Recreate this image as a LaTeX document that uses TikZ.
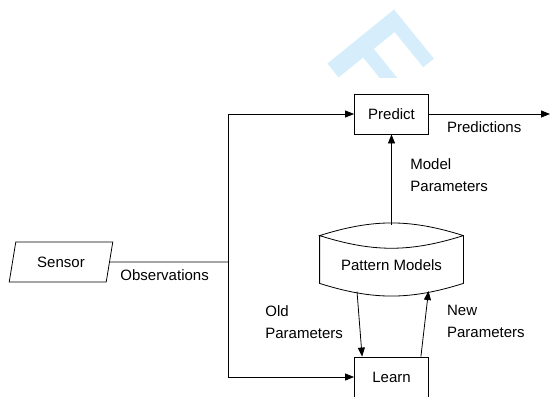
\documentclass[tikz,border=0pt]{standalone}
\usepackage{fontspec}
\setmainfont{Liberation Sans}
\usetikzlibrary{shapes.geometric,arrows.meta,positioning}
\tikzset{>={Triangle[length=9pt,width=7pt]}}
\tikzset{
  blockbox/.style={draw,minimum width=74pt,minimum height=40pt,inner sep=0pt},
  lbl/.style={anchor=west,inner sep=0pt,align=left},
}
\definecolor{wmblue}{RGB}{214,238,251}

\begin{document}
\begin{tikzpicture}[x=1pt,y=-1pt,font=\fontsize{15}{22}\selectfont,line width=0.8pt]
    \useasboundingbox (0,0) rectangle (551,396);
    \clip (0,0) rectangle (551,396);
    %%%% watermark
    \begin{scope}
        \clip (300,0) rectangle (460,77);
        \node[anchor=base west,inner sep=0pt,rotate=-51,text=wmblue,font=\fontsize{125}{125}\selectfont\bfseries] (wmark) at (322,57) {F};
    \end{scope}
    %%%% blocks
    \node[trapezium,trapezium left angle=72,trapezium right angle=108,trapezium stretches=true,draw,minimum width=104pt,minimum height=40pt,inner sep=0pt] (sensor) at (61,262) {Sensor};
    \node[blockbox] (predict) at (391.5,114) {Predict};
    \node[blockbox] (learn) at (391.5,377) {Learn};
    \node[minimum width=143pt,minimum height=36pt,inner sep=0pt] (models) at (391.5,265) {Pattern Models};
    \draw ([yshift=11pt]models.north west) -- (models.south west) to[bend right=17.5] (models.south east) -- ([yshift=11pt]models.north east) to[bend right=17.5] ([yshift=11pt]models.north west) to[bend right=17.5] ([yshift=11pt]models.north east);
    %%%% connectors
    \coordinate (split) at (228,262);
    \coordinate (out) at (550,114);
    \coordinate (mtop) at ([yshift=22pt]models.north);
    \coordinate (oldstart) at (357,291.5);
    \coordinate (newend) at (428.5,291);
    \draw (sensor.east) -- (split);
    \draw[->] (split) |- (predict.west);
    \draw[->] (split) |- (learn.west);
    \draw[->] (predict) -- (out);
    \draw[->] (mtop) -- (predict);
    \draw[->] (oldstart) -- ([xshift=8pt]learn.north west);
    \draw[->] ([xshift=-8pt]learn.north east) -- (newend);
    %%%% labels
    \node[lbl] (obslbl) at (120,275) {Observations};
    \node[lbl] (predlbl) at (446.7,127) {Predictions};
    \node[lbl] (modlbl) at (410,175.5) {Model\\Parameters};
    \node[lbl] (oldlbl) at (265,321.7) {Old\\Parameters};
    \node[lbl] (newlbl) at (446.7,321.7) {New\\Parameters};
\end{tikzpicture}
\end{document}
- - - - - - -
• [Task] Repeat the material above in full and unchanged, minus its images.

• [Answer to the problem]
Recreate this image as a LaTeX document that uses TikZ.
\documentclass[tikz,border=0pt]{standalone}
\usepackage{fontspec}
\setmainfont{Liberation Sans}
\usetikzlibrary{shapes.geometric,arrows.meta,positioning}
\tikzset{>={Triangle[length=9pt,width=7pt]}}
\tikzset{
  blockbox/.style={draw,minimum width=74pt,minimum height=40pt,inner sep=0pt},
  lbl/.style={anchor=west,inner sep=0pt,align=left},
}
\definecolor{wmblue}{RGB}{214,238,251}

\begin{document}
\begin{tikzpicture}[x=1pt,y=-1pt,font=\fontsize{15}{22}\selectfont,line width=0.8pt]
    \useasboundingbox (0,0) rectangle (551,396);
    \clip (0,0) rectangle (551,396);
    %%%% watermark
    \begin{scope}
        \clip (300,0) rectangle (460,77);
        \node[anchor=base west,inner sep=0pt,rotate=-51,text=wmblue,font=\fontsize{125}{125}\selectfont\bfseries] (wmark) at (322,57) {F};
    \end{scope}
    %%%% blocks
    \node[trapezium,trapezium left angle=72,trapezium right angle=108,trapezium stretches=true,draw,minimum width=104pt,minimum height=40pt,inner sep=0pt] (sensor) at (61,262) {Sensor};
    \node[blockbox] (predict) at (391.5,114) {Predict};
    \node[blockbox] (learn) at (391.5,377) {Learn};
    \node[minimum width=143pt,minimum height=36pt,inner sep=0pt] (models) at (391.5,265) {Pattern Models};
    \draw ([yshift=11pt]models.north west) -- (models.south west) to[bend right=17.5] (models.south east) -- ([yshift=11pt]models.north east) to[bend right=17.5] ([yshift=11pt]models.north west) to[bend right=17.5] ([yshift=11pt]models.north east);
    %%%% connectors
    \coordinate (split) at (228,262);
    \coordinate (out) at (550,114);
    \coordinate (mtop) at ([yshift=22pt]models.north);
    \coordinate (oldstart) at (357,291.5);
    \coordinate (newend) at (428.5,291);
    \draw (sensor.east) -- (split);
    \draw[->] (split) |- (predict.west);
    \draw[->] (split) |- (learn.west);
    \draw[->] (predict) -- (out);
    \draw[->] (mtop) -- (predict);
    \draw[->] (oldstart) -- ([xshift=8pt]learn.north west);
    \draw[->] ([xshift=-8pt]learn.north east) -- (newend);
    %%%% labels
    \node[lbl] (obslbl) at (120,275) {Observations};
    \node[lbl] (predlbl) at (446.7,127) {Predictions};
    \node[lbl] (modlbl) at (410,175.5) {Model\\Parameters};
    \node[lbl] (oldlbl) at (265,321.7) {Old\\Parameters};
    \node[lbl] (newlbl) at (446.7,321.7) {New\\Parameters};
\end{tikzpicture}
\end{document}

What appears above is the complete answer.